A Mexican immigrant was acquitted of murdering Kathryn Steinle, ending a case that President Trump used to make the case against illegal immigration. Picture: San Francisco Police Department via AP, File

San Francisco - An undocumented Mexican immigrant was acquitted Thursday of murdering a woman in California -- a dramatic conclusion to a polarising case that President Donald Trump frequently used on the campaign trail to make the case against illegal immigration.

Jose Ines Garcia Zarate -- who had been deported five times from US soil -- was charged with fatally shooting Kathryn Steinle, 32, in July 2015 in San Francisco. 

His attorneys argued that the gun went off by accident.

After several days of deliberations, jurors only found him guilty of felony possession of a weapon.

Trump was quick to denounce the verdict, and immigration authorities said they would work to see Garcia deported.

"A disgraceful verdict in the Kate Steinle case! No wonder the people of our Country are so angry with Illegal Immigration," Trump tweeted.

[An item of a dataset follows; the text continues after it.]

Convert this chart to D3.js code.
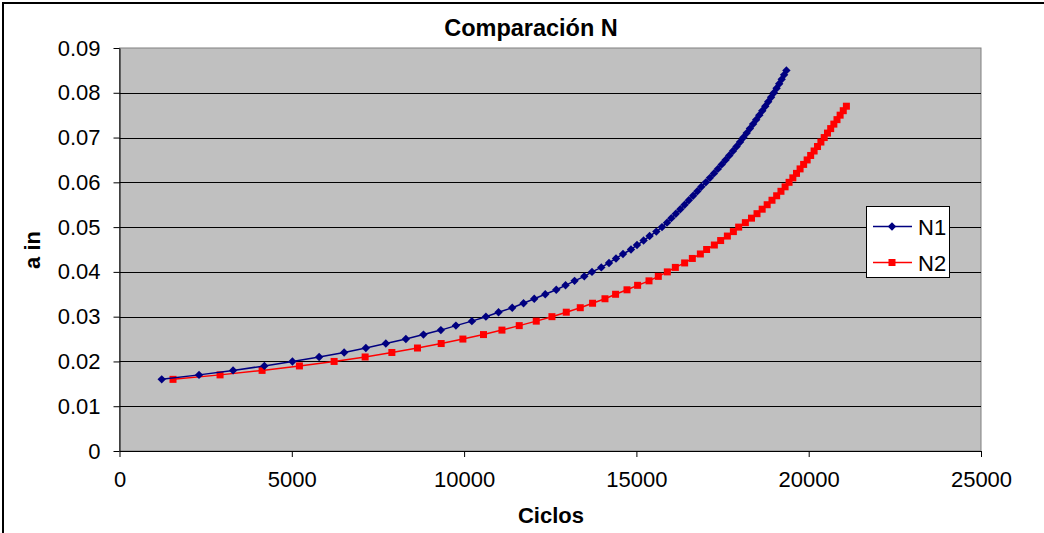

During the heated 2016 race for the White House, Trump regularly used the case to justify his proposed construction of a massive wall on the border with Mexico, and to rally support behind his hardline stance on immigration.

Read more: Trump moves to 'build that wall'

Speaking to CNN last year, Trump dubbed Garcia an "animal," saying: "Mexico pushes back people across the border that are criminals, that are drug dealers."

The divisive case reignited debate over cooperation between federal immigration authorities and police in state and local jurisdictions where the priority is crime prevention, not deportation.

Deportation planned

The case prompted many US lawmakers to argue in favor of imposing restrictions on access to federal funds for places such as San Francisco that are known as "sanctuary cities."

Such cities protect undocumented immigrants from deportation by refusing to assist or cooperate with federal immigration officials.

After the verdict, Attorney General Jeff Sessions -- who maintains an ultra-conservative agenda on immigration -- skewered San Francisco's sanctuary city status, saying its "decision to protect criminal aliens led to the preventable and heartbreaking death of Kate Steinle."

The US Immigration and Customs Enforcement agency also said the California city's "policy of refusing to honor ICE detainers is a blatant threat to public safety and undermines the rule of law."

"Following the conclusion of this case, ICE will work to take custody of Mr Garcia Zarate and ultimately remove him from the country," the agency's deputy director Tom Homan said in the statement.

Also read: Trump expected to order temporary ban on refugees

In an interview with the San Francisco Chronicle prior to the verdict's release, Steinle's family emphasised that they wanted simply to move out of the spotlight.

"We just want to get this over with and move on with our lives, and think about Kate on our terms. Nothing's been on our terms. It's been on everyone else's terms," said her father Jim Steinle.

"Even if this guy gets 100 years in prison, it doesn't solve anything; it doesn't help anything," he said.

But after the verdict's rendering, he told the paper his family was "saddened and shocked" after learning Garcia Zarate was convicted only of firearm possession. 

"Justice was rendered, but it was not served," he said.

Public Defender Jeff Adachi said Garcia Zarate was "extremely relieved."

"He knew what was at stake -- his life was at stake," Adachi said of his office's client. "I think he feels tremendous sympathy for Kate Steinle and her family -- we do as well -- but unfortunately these types of horrible tragic accidents happen every day."